Available data
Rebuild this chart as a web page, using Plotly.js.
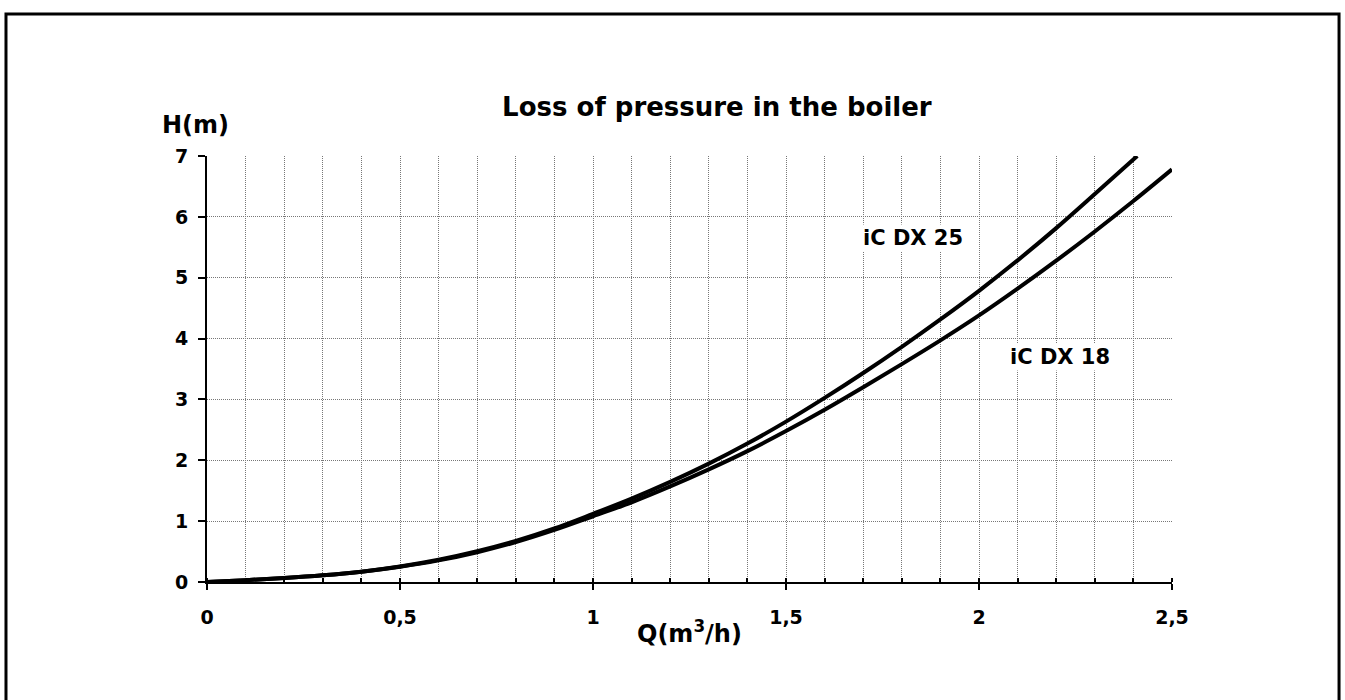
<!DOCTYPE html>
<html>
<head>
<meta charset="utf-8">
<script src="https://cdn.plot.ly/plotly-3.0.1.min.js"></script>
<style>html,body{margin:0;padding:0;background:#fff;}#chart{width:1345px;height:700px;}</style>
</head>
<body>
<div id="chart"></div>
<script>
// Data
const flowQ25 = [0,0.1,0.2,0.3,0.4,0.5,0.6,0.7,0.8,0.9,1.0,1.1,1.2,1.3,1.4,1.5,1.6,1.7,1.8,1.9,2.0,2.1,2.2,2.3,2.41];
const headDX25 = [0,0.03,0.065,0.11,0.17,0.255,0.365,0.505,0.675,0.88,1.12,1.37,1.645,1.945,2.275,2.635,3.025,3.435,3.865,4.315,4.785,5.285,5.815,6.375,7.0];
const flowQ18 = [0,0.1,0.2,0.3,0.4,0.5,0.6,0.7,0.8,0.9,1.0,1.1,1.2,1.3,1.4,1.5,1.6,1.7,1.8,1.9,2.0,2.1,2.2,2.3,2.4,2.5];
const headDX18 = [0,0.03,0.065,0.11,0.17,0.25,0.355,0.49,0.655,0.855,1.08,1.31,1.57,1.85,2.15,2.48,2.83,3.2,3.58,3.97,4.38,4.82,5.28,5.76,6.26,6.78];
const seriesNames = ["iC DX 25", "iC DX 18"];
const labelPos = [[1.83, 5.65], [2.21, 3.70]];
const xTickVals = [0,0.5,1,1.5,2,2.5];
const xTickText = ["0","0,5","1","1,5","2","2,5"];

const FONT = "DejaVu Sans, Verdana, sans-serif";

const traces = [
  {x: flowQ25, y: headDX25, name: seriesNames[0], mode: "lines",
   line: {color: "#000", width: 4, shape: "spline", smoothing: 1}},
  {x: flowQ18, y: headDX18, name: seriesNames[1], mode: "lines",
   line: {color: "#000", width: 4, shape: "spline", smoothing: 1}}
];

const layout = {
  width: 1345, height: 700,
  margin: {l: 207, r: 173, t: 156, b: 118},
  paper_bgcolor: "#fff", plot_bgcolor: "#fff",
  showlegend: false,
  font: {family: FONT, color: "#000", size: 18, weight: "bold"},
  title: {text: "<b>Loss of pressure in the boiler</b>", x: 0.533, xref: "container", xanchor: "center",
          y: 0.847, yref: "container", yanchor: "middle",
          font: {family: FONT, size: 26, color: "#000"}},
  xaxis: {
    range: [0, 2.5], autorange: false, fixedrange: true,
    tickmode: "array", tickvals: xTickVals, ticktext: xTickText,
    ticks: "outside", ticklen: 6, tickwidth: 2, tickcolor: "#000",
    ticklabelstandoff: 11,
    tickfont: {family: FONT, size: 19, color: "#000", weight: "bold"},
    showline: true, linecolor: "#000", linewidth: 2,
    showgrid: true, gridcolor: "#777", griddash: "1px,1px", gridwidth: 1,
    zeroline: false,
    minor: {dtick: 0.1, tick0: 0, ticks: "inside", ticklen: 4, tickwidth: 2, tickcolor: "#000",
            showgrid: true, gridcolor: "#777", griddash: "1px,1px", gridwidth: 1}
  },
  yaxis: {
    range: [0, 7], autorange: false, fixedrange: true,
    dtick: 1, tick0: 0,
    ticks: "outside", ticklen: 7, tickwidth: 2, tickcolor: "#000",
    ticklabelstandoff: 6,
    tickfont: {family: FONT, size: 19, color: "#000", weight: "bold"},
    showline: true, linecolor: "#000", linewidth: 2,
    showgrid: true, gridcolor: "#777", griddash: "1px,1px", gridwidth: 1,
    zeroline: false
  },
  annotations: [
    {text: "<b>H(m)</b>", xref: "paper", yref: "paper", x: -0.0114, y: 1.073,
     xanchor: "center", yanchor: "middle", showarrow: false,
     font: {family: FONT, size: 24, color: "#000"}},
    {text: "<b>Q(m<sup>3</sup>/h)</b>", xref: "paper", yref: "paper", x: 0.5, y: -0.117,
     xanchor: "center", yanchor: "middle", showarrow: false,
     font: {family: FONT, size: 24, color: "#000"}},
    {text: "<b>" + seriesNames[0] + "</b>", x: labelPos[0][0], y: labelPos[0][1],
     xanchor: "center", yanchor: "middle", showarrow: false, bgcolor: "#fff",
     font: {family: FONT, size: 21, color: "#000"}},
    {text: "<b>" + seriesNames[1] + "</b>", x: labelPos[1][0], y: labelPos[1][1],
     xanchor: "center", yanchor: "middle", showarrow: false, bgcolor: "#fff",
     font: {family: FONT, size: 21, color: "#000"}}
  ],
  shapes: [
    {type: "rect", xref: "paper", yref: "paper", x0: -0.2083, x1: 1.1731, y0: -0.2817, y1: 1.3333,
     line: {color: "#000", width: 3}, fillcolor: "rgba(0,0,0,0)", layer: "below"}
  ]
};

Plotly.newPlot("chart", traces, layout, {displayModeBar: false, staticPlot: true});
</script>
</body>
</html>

Set exercise
Return the listing above word for word, with the pictures removed.

Final result
Rebuild this chart as a web page, using Plotly.js.
<!DOCTYPE html>
<html>
<head>
<meta charset="utf-8">
<script src="https://cdn.plot.ly/plotly-3.0.1.min.js"></script>
<style>html,body{margin:0;padding:0;background:#fff;}#chart{width:1345px;height:700px;}</style>
</head>
<body>
<div id="chart"></div>
<script>
// Data
const flowQ25 = [0,0.1,0.2,0.3,0.4,0.5,0.6,0.7,0.8,0.9,1.0,1.1,1.2,1.3,1.4,1.5,1.6,1.7,1.8,1.9,2.0,2.1,2.2,2.3,2.41];
const headDX25 = [0,0.03,0.065,0.11,0.17,0.255,0.365,0.505,0.675,0.88,1.12,1.37,1.645,1.945,2.275,2.635,3.025,3.435,3.865,4.315,4.785,5.285,5.815,6.375,7.0];
const flowQ18 = [0,0.1,0.2,0.3,0.4,0.5,0.6,0.7,0.8,0.9,1.0,1.1,1.2,1.3,1.4,1.5,1.6,1.7,1.8,1.9,2.0,2.1,2.2,2.3,2.4,2.5];
const headDX18 = [0,0.03,0.065,0.11,0.17,0.25,0.355,0.49,0.655,0.855,1.08,1.31,1.57,1.85,2.15,2.48,2.83,3.2,3.58,3.97,4.38,4.82,5.28,5.76,6.26,6.78];
const seriesNames = ["iC DX 25", "iC DX 18"];
const labelPos = [[1.83, 5.65], [2.21, 3.70]];
const xTickVals = [0,0.5,1,1.5,2,2.5];
const xTickText = ["0","0,5","1","1,5","2","2,5"];

const FONT = "DejaVu Sans, Verdana, sans-serif";

const traces = [
  {x: flowQ25, y: headDX25, name: seriesNames[0], mode: "lines",
   line: {color: "#000", width: 4, shape: "spline", smoothing: 1}},
  {x: flowQ18, y: headDX18, name: seriesNames[1], mode: "lines",
   line: {color: "#000", width: 4, shape: "spline", smoothing: 1}}
];

const layout = {
  width: 1345, height: 700,
  margin: {l: 207, r: 173, t: 156, b: 118},
  paper_bgcolor: "#fff", plot_bgcolor: "#fff",
  showlegend: false,
  font: {family: FONT, color: "#000", size: 18, weight: "bold"},
  title: {text: "<b>Loss of pressure in the boiler</b>", x: 0.533, xref: "container", xanchor: "center",
          y: 0.847, yref: "container", yanchor: "middle",
          font: {family: FONT, size: 26, color: "#000"}},
  xaxis: {
    range: [0, 2.5], autorange: false, fixedrange: true,
    tickmode: "array", tickvals: xTickVals, ticktext: xTickText,
    ticks: "outside", ticklen: 6, tickwidth: 2, tickcolor: "#000",
    ticklabelstandoff: 11,
    tickfont: {family: FONT, size: 19, color: "#000", weight: "bold"},
    showline: true, linecolor: "#000", linewidth: 2,
    showgrid: true, gridcolor: "#777", griddash: "1px,1px", gridwidth: 1,
    zeroline: false,
    minor: {dtick: 0.1, tick0: 0, ticks: "inside", ticklen: 4, tickwidth: 2, tickcolor: "#000",
            showgrid: true, gridcolor: "#777", griddash: "1px,1px", gridwidth: 1}
  },
  yaxis: {
    range: [0, 7], autorange: false, fixedrange: true,
    dtick: 1, tick0: 0,
    ticks: "outside", ticklen: 7, tickwidth: 2, tickcolor: "#000",
    ticklabelstandoff: 6,
    tickfont: {family: FONT, size: 19, color: "#000", weight: "bold"},
    showline: true, linecolor: "#000", linewidth: 2,
    showgrid: true, gridcolor: "#777", griddash: "1px,1px", gridwidth: 1,
    zeroline: false
  },
  annotations: [
    {text: "<b>H(m)</b>", xref: "paper", yref: "paper", x: -0.0114, y: 1.073,
     xanchor: "center", yanchor: "middle", showarrow: false,
     font: {family: FONT, size: 24, color: "#000"}},
    {text: "<b>Q(m<sup>3</sup>/h)</b>", xref: "paper", yref: "paper", x: 0.5, y: -0.117,
     xanchor: "center", yanchor: "middle", showarrow: false,
     font: {family: FONT, size: 24, color: "#000"}},
    {text: "<b>" + seriesNames[0] + "</b>", x: labelPos[0][0], y: labelPos[0][1],
     xanchor: "center", yanchor: "middle", showarrow: false, bgcolor: "#fff",
     font: {family: FONT, size: 21, color: "#000"}},
    {text: "<b>" + seriesNames[1] + "</b>", x: labelPos[1][0], y: labelPos[1][1],
     xanchor: "center", yanchor: "middle", showarrow: false, bgcolor: "#fff",
     font: {family: FONT, size: 21, color: "#000"}}
  ],
  shapes: [
    {type: "rect", xref: "paper", yref: "paper", x0: -0.2083, x1: 1.1731, y0: -0.2817, y1: 1.3333,
     line: {color: "#000", width: 3}, fillcolor: "rgba(0,0,0,0)", layer: "below"}
  ]
};

Plotly.newPlot("chart", traces, layout, {displayModeBar: false, staticPlot: true});
</script>
</body>
</html>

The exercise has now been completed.